Business Unusual

A big battery may work better than a power plant

South Africa is one of the largest power producers in Africa and one of the largest consumers. We may be providing over 80% of the population with energy, but it is no longer as cheap as it was nor is it clean.

It will be some time before our dependence on coal will shift to renewables or alternatives. But the process of choosing the better future option may be favouring the use of stored energy rather than baseload generation. Could batteries work as well as a coal plant in ensuring there is enough power? It can't right now, but that is changing.

A battery is a store of power; we typically imagine electrical energy, but it could be heat or chemical too. The name was coined by Benjamin Franklin in the 1700s when he compared the battery’s operation like a battery of guns firing in unison.

Lead-acid batteries are the most common, and most vehicles use them. They made up almost 50% of all batteries until recently. They are heavy and contain dangerous chemicals, but are very reliable, long lasting and can store and deliver a significant charge. Early electric vehicles used lead-acid batteries; most electric golf carts use them too.

Modern electric cars use lithium-ion batteries as do all electrical devices like phones and laptops. Lithium has a high storage ratio to weight and can deliver the charge quickly and consistently. Charging speeds and recharging cycles are drawbacks, but there have been improvements to both with the technology now reaching its peak.

This is the reason Apple recently admitted to limiting the performance of older iPhones to place less demand on the ageing lithium batteries. They have since opted to provide a lower cost battery replacement.

The Tesla battery built in Australia for $50 million was built in record time (Elon Musk bet that he could build it in less than 100 days or supply it free). It was completed by the deadline of 1 December and was able to fill in the gap in supply only weeks later when a baseload coal power plant tripped. The 128 MWh capacity makes it currently the largest lithium battery in the world.

The bulk of the world lithium deposits are in South America and are recovered from the salt flats of Chile and Argentina.

As good as it is, the man who developed it, John Goodenough, in 2017 announced he had created a solid state battery that had better capacity, charging speed and number of charging cycles. The catch is that it's currently very expensive to produce.

A battery-powered bell has been ringing non-stop since 1840

There are dozens of battery types, and some research includes the development of biochemical batteries which will use the similar process of getting energy from molecules like glucose.

The other potentially exciting development in bulk grid energy storage is the Vanadium Redox Flow batteries (VRFB), capable of significant capacity storage, long-term use, rapid discharge and full use (lithium-ion batteries typically only use 80% of their capacity to avoid damage).

The potential and demand for these vanadium based units have seen prices for the metal increase with outlooks for sustained or higher prices. That is good news as South Africa has significant deposits of vanadium.

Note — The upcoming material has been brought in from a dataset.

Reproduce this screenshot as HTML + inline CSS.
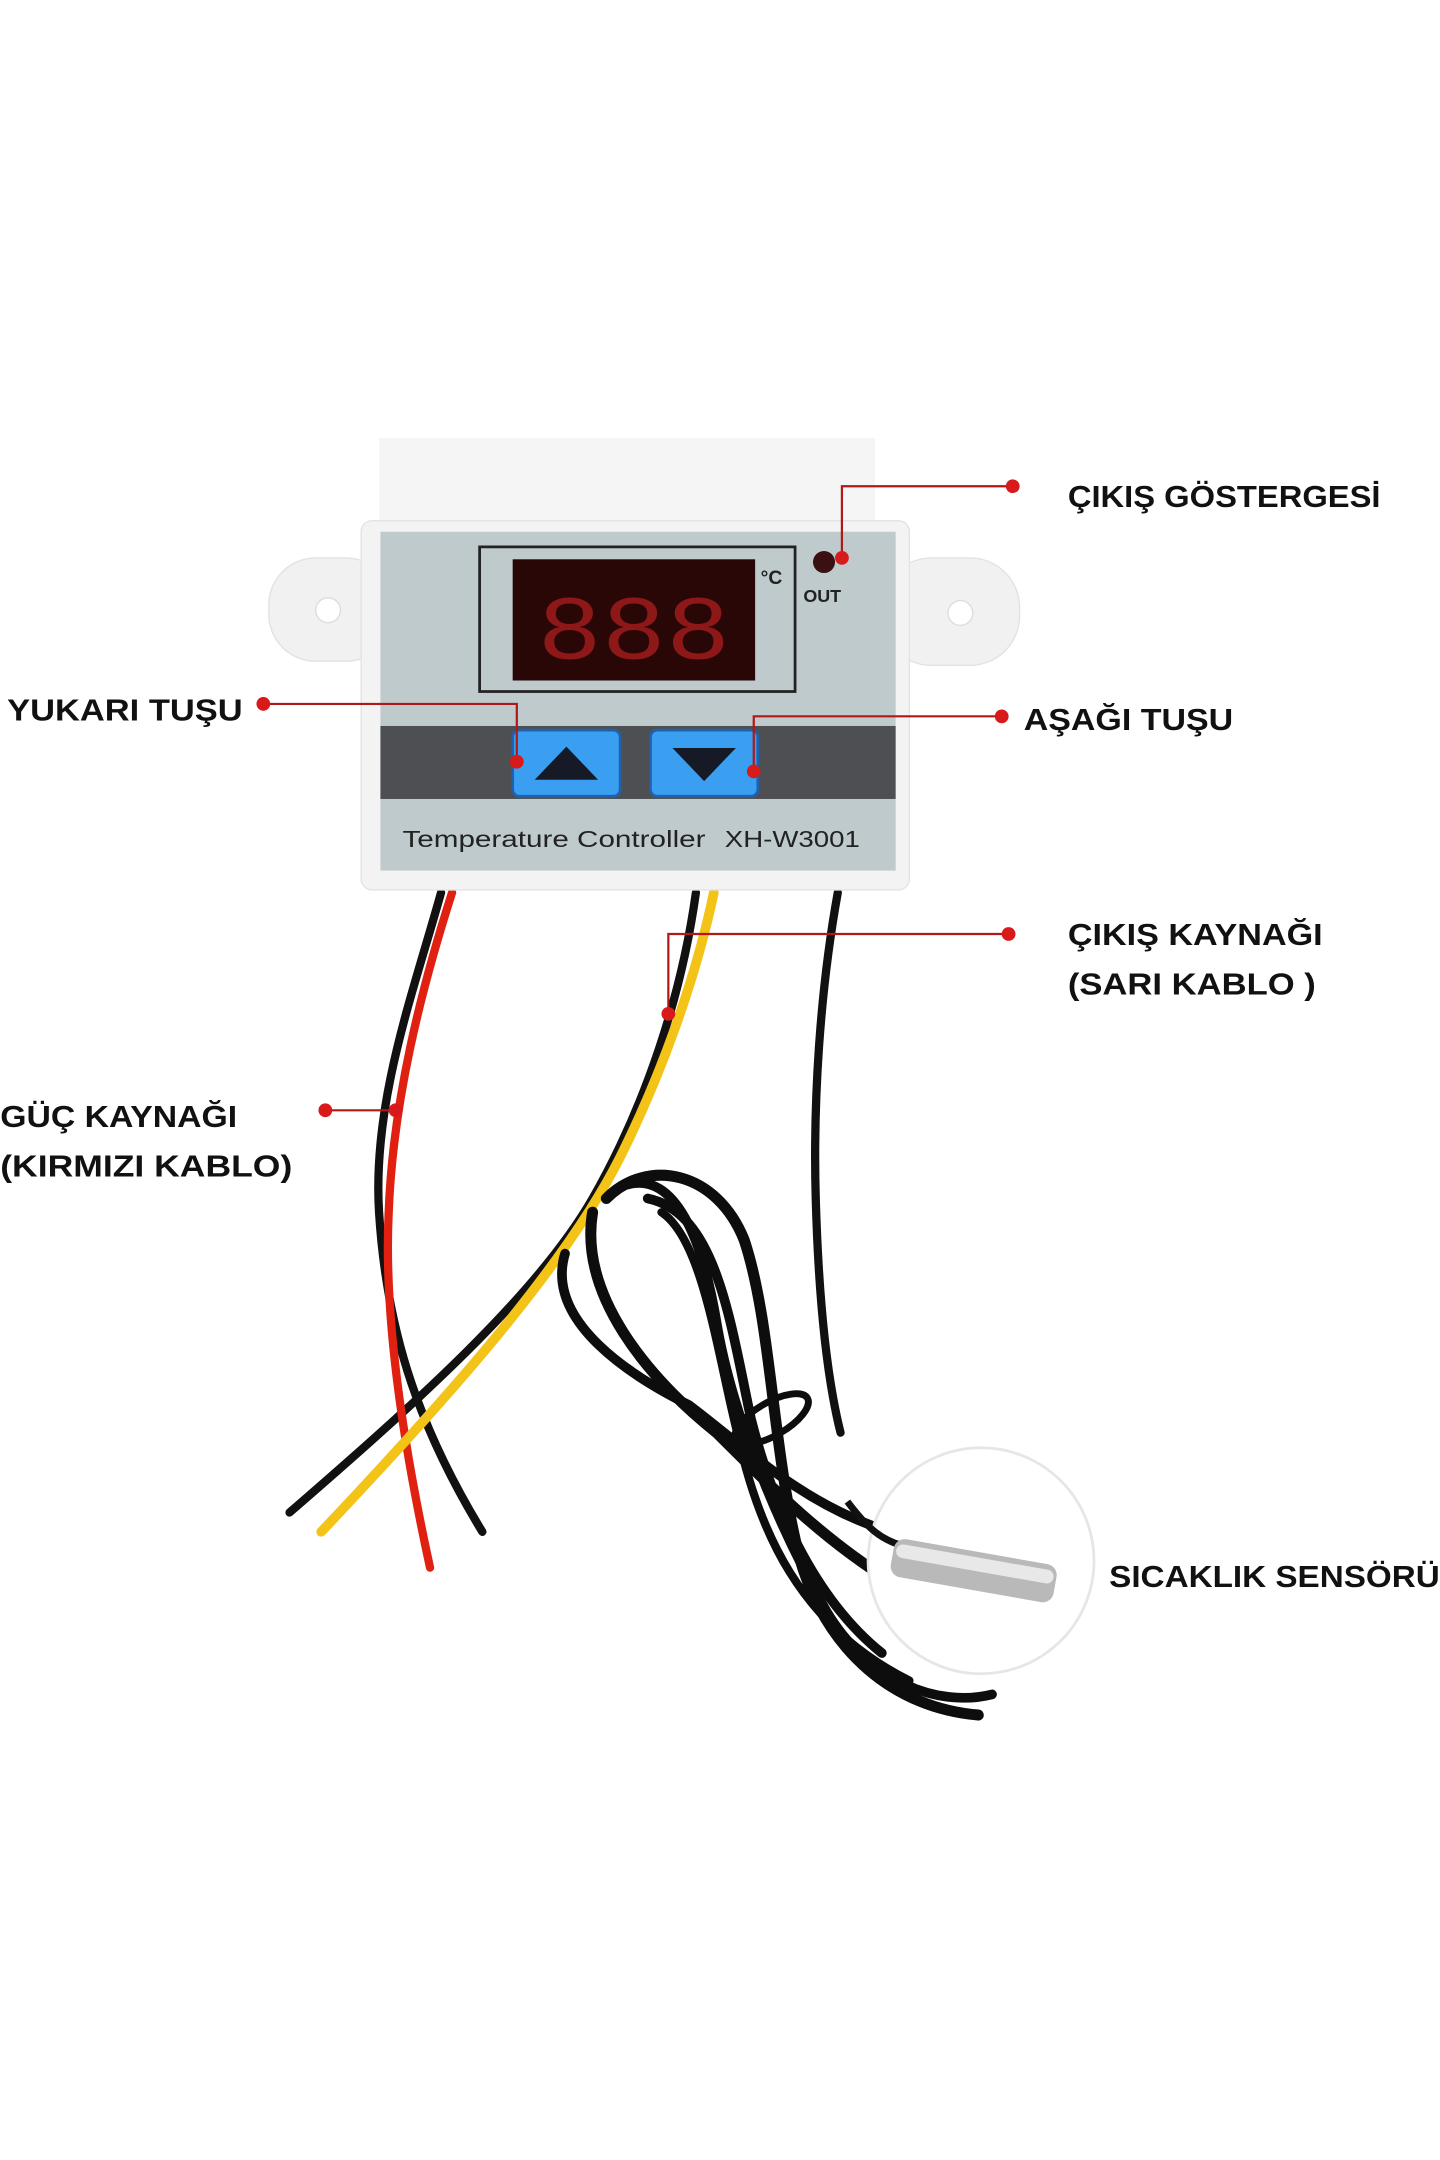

The opportunity would be to develop its use both for use in South Africa in connection with the growing renewable energy capacity and to roll out its use to our neighbours and throughout Africa, making the most of the significant wind and solar power rather than betting on coal or nuclear.

While the Australian Tesla battery is impressive with 128 MWh, there is an 800 MWh Vanadium flow battery under construction in China that is due to come online at the end of 2018.

The most significant challenge with electricity management is keeping the grid stable by balancing the electricity generated with the electricity needed. During peak times the demand may exceed supply and cause a blackout. Baseload options such as coal or nuclear can’t easily increase and decrease their generated supply which means they need to operate to handle the peaks resulting in over capacity for the rest of the time.

The VRFB’s can provide their maximum capacity almost instantly and are built to be able to sustain that level for about four hours, long enough for the peak to pass. It means traditional power plants, as well as renewables, can be used to charge the batteries and not need to run at full capacity, cutting down on excess supply and added pollution.

The most surprising element is that South Africa is no stranger to cutting-edge battery technology. South Africa pioneered the commercial development of the molten salt batteries in the early 80s thanks to contributions by Johan Coetzer. Michael Thackeray was one of the first to create what would become the first lithium-ion battery based on John Goodenough’s research and findings.

The first VRFB outside of Japan was built in Stellenbosch in 2001 and, currently, SA companies are working with Eskom to determine what the best type and configuration would be for energy storage.

There is still a long way to go. But, considering the contributions of the South Africans mentioned above and the contributions by Elon Musk and Lyndon Rive, it is arguable that South Africa has one of the best renewable energy and energy storage pedigrees of any country on the globe. Hopefully, we will be able to use that to the advantage of South Africans and fellow Africans.